Now, the messaging is different—and better—as I found out while talking to Kevin Parker a week or so ago. It’s about orchestrating commodity tools from anyone around a process—which is a damn fine story.

But I’m just an analyst, and I wonder how this story is going down with potential customers and users of Serena’s technology. So I asked Robert Cowham, a consultant for VIZIM Worldwide and Chair of the BCS CMSG (Specialist Group for Change, Configuration and Release Management):

“I have chatted to several Serena employees who were all pleased with the change of CEO and the resulting return to the company’s traditional roots,” Cowham says; and he also notes, “a focus on things that have a good customer base and actually make money (e.g. Dimensions) as opposed to the diversion into ‘all things Web 2.0’ which resulted in TeamTrack being renamed Business Mashups and being about to take over the world”.

Cowham continues: “I was not convinced by the story of how Business Mashups was going to allow users to do everything themselves and do away with application development, even though it is a very capable and flexible tool. With the Mashups name quietly morphing to SBM, the new pitch around orchestration seems much more real and consistent with a company focussed around tools and solutions for managing application lifecycles”.
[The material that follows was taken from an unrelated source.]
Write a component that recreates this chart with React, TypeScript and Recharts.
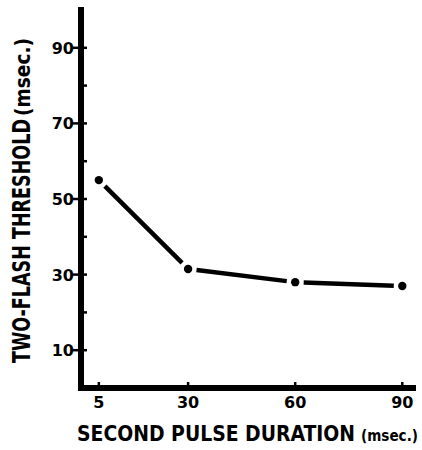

SBM (the name is derived from Serena Business Manager these days) is a process management tool and, according to David Hurwitz, Serena’s Senior Vice President of Worldwide Marketing, Serena is now engaged with Orchestrated Application Delivery, to “deliver apps faster and at lower cost by managing application demand, development and delivery as an end to end process”. And he has some useful insights, including the need for process creditability, using automation to deliver key performance indicators (KPIs) and required documentation. With process-oriented metrics, the “demand to deploy” development process he envisages can be improved, and I think that process improvement is a key characteristic of next generation development.

I suspect Serena is onto a winner here—but I doubt if its competition is standing still. Its messages seem rather familiar to me from some of the software econometrics’ presentations from IBM—including the use of Focal Point for demand management. It is interesting that Kevin is scathing about IBM’s Jazz platform, it’s real openness in practice and its take-up outside of IBM—which perhaps means that Serena does see IBM products on the Jazz initiative as very real competition (although the jury is probably still out on the take-up of the Jazz ‘philosophy’ outside of IBM). However, there’s no point in arguing about marketing messages when the real proof will be in mass adoption customer case studies when (or if) they appear.

Personally, I think there’s room for both Serena and IBM in the development of the software behind automated business services (or applications, if you like) and that IBM really wants Jazz to be an open initiative. However, as Kevin Parker himself pointed out at a CMSG conference some years ago, all vendors [possibly even Serena, it occurs to me] have a “dirty little secret”; they quite like customer lock-in, albeit (these days) using velvet covered chains. And, to be frank, if you are locked in by tools that are easier or cheaper to use, or more effective, than the competition supplies, even though there’s a risk to manage (the cost of moving off a platform or technology may allow vendors to charge you more in the longer term), it’s hard to see why you shouldn’t take advantage of them, with reasonable care and foresight.